Human Exceptionalism

Dogs Prove Human Exceptionalism

Everyone knows that dogs did not evolve, they were (and are still, technically) wolves that were intelligently designed by us.

The tight bond between humans and our best friends, and more particularly their exposure to our love and our genetic and behavioral manipulation has created special traits not often seen in the natural world. From the story:

Dogs are becoming more intelligent and are even learning morals from human contact, scientists claim. They say the fact that dogs’ play rarely escalates into a fight shows the animals abide by social rules…

Dr Peter Pongracz from Eotvos Lorand University, Budapest, and colleagues have produced evidence dog barks contain information that people can understand. They found even people who have never owned a dog can recognise the emotional ‘meaning’ of barks produced in various situations, such as when playing, left alone and confronted by a stranger.

His team has now developed a computer program that can aggregate hundreds of barks recorded in various settings and boil them down to their basic acoustic ingredients.
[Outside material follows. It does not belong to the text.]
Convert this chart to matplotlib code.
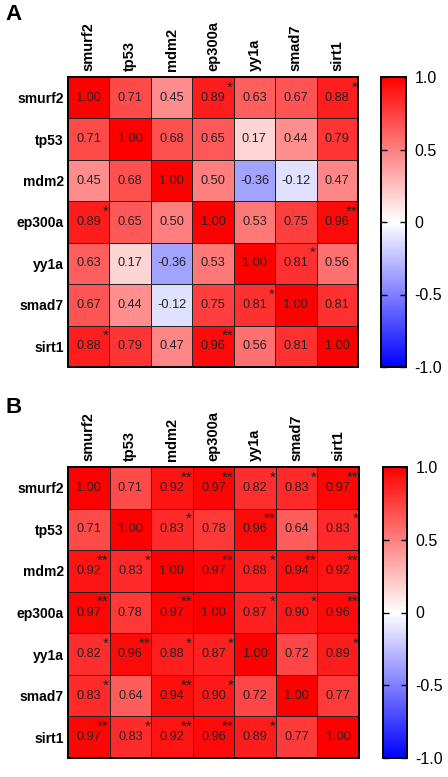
import numpy as np
import matplotlib
matplotlib.use('Agg')
import matplotlib.pyplot as plt

plt.rcParams['font.family'] = ['Liberation Sans', 'DejaVu Sans']

genes = ['smurf2', 'tp53', 'mdm2', 'ep300a', 'yy1a', 'smad7', 'sirt1']

corr_a = [
    [1.00, 0.71, 0.45, 0.89, 0.63, 0.67, 0.88],
    [0.71, 1.00, 0.68, 0.65, 0.17, 0.44, 0.79],
    [0.45, 0.68, 1.00, 0.50, -0.36, -0.12, 0.47],
    [0.89, 0.65, 0.50, 1.00, 0.53, 0.75, 0.96],
    [0.63, 0.17, -0.36, 0.53, 1.00, 0.81, 0.56],
    [0.67, 0.44, -0.12, 0.75, 0.81, 1.00, 0.81],
    [0.88, 0.79, 0.47, 0.96, 0.56, 0.81, 1.00],
]
stars_a = [
    ['', '', '', '*', '', '', '*'],
    ['', '', '', '', '', '', ''],
    ['', '', '', '', '', '', ''],
    ['*', '', '', '', '', '', '**'],
    ['', '', '', '', '', '*', ''],
    ['', '', '', '', '*', '', ''],
    ['*', '', '', '**', '', '', ''],
]

corr_b = [
    [1.00, 0.71, 0.92, 0.97, 0.82, 0.83, 0.97],
    [0.71, 1.00, 0.83, 0.78, 0.96, 0.64, 0.83],
    [0.92, 0.83, 1.00, 0.97, 0.88, 0.94, 0.92],
    [0.97, 0.78, 0.97, 1.00, 0.87, 0.90, 0.96],
    [0.82, 0.96, 0.88, 0.87, 1.00, 0.72, 0.89],
    [0.83, 0.64, 0.94, 0.90, 0.72, 1.00, 0.77],
    [0.97, 0.83, 0.92, 0.96, 0.89, 0.77, 1.00],
]
stars_b = [
    ['', '', '**', '**', '*', '*', '**'],
    ['', '', '*', '', '**', '', '*'],
    ['**', '*', '', '**', '*', '**', '**'],
    ['**', '', '**', '', '*', '*', '**'],
    ['*', '**', '*', '*', '', '', '*'],
    ['*', '', '**', '*', '', '', ''],
    ['**', '*', '**', '**', '*', '', ''],
]

cbar_ticks = [-1.0, -0.5, 0.0, 0.5, 1.0]
cbar_labels = ['-1.0', '-0.5', '0', '0.5', '1.0']

W, H = 448, 777
fig = plt.figure(figsize=(W / 100, H / 100), dpi=100)


def px_axes(x0, y0, x1, y1):
    return fig.add_axes([x0 / W, 1 - y1 / H, (x1 - x0) / W, (y1 - y0) / H])


def panel(data, stars, box, cbox, letter, letter_y):
    data = np.array(data)
    n = len(genes)
    ax = px_axes(*box)
    mesh = ax.pcolormesh(np.arange(n + 1) - 0.5, np.arange(n + 1) - 0.5, data,
                         cmap='bwr', vmin=-1, vmax=1,
                         edgecolors='#222222', linewidth=0.6)
    ax.set_xlim(-0.5, n - 0.5)
    ax.set_ylim(n - 0.5, -0.5)
    ax.xaxis.tick_top()
    ax.set_xticks(range(n))
    ax.set_xticklabels(genes, rotation=90, fontsize=10.5, fontweight='bold')
    ax.set_yticks(range(n))
    ax.set_yticklabels(genes, fontsize=10, fontweight='bold')
    ax.tick_params(length=0, pad=3)
    ax.tick_params(axis='x', pad=4)
    for s in ax.spines.values():
        s.set_linewidth(1.4)
    for i in range(n):
        for j in range(n):
            ax.text(j, i, '%.2f' % data[i, j], ha='center', va='center',
                    fontsize=9.2, color='#222222')
            if stars[i][j]:
                ax.annotate(stars[i][j], xy=(j, i), xytext=(14.5, 4.5),
                            textcoords='offset points', ha='right',
                            va='baseline', fontsize=11, color='#222222')
    cax = px_axes(*cbox)
    cb = fig.colorbar(mesh, cax=cax, ticks=cbar_ticks)
    cb.set_ticklabels(cbar_labels)
    cb.outline.set_linewidth(1.4)
    cax.tick_params(direction='in', left=True, right=True, length=4,
                    width=1, labelsize=11.5, pad=6)
    fig.text(5 / W, 1 - letter_y / H, letter, fontsize=16, fontweight='bold',
             ha='left', va='center')


panel(corr_a, stars_a, (68, 77, 358, 367), (381, 77, 406, 367), 'A', 15)
panel(corr_b, stars_b, (68, 467, 359, 758), (383, 467, 407, 758), 'B', 408)

fig.savefig('out.png', dpi=100)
They found each of the different types of bark has distinct patterns of frequency, tonality and pulsing, and that an artificial neural network can use these features to correctly identify a bark it has never encountered before.

This is further evidence that barking conveys information about a dog’s mental state, reports New Scientist magazine. They also discovered people can correctly identify aggregated barks as conveying happiness, loneliness or aggression.

‘Even children from the age of six who have never had a dog recognise these patterns,’ says Dr Pongracz.Dogs are not just able to ‘speak’ to us–they can also understand some aspects of human communication.

Still, we shouldn’t make too much out of this:

Dr Alexandra Horowitz from Barnard College in New York prefers the term “theory of behaviour” to describe dogs’ apparent insight. She said: ‘I think there is a massive territory between a theory of mind and a theory of behaviour.’ Her own recent study illustrates the point–when dogs play together, they use appropriate signals for grabbing attention or signalling the desire to play depending on their playmate’s apparent level of attention, such as whether it is facing them or side-on.

That could be interpreted as mind reading, she admits, but a simpler explanation is that dogs are reading body language and reacting in stereotyped ways.

This much is clear: It took the exceptional species–us–to change what were only 10,000 years ago gray wolves and intentionally transform them into the multitudinous breeds of dogs that are not only noble–and at times delightfully goofy–but also protectors, wonderful companions, and the givers and receivers of tremendous love and joy.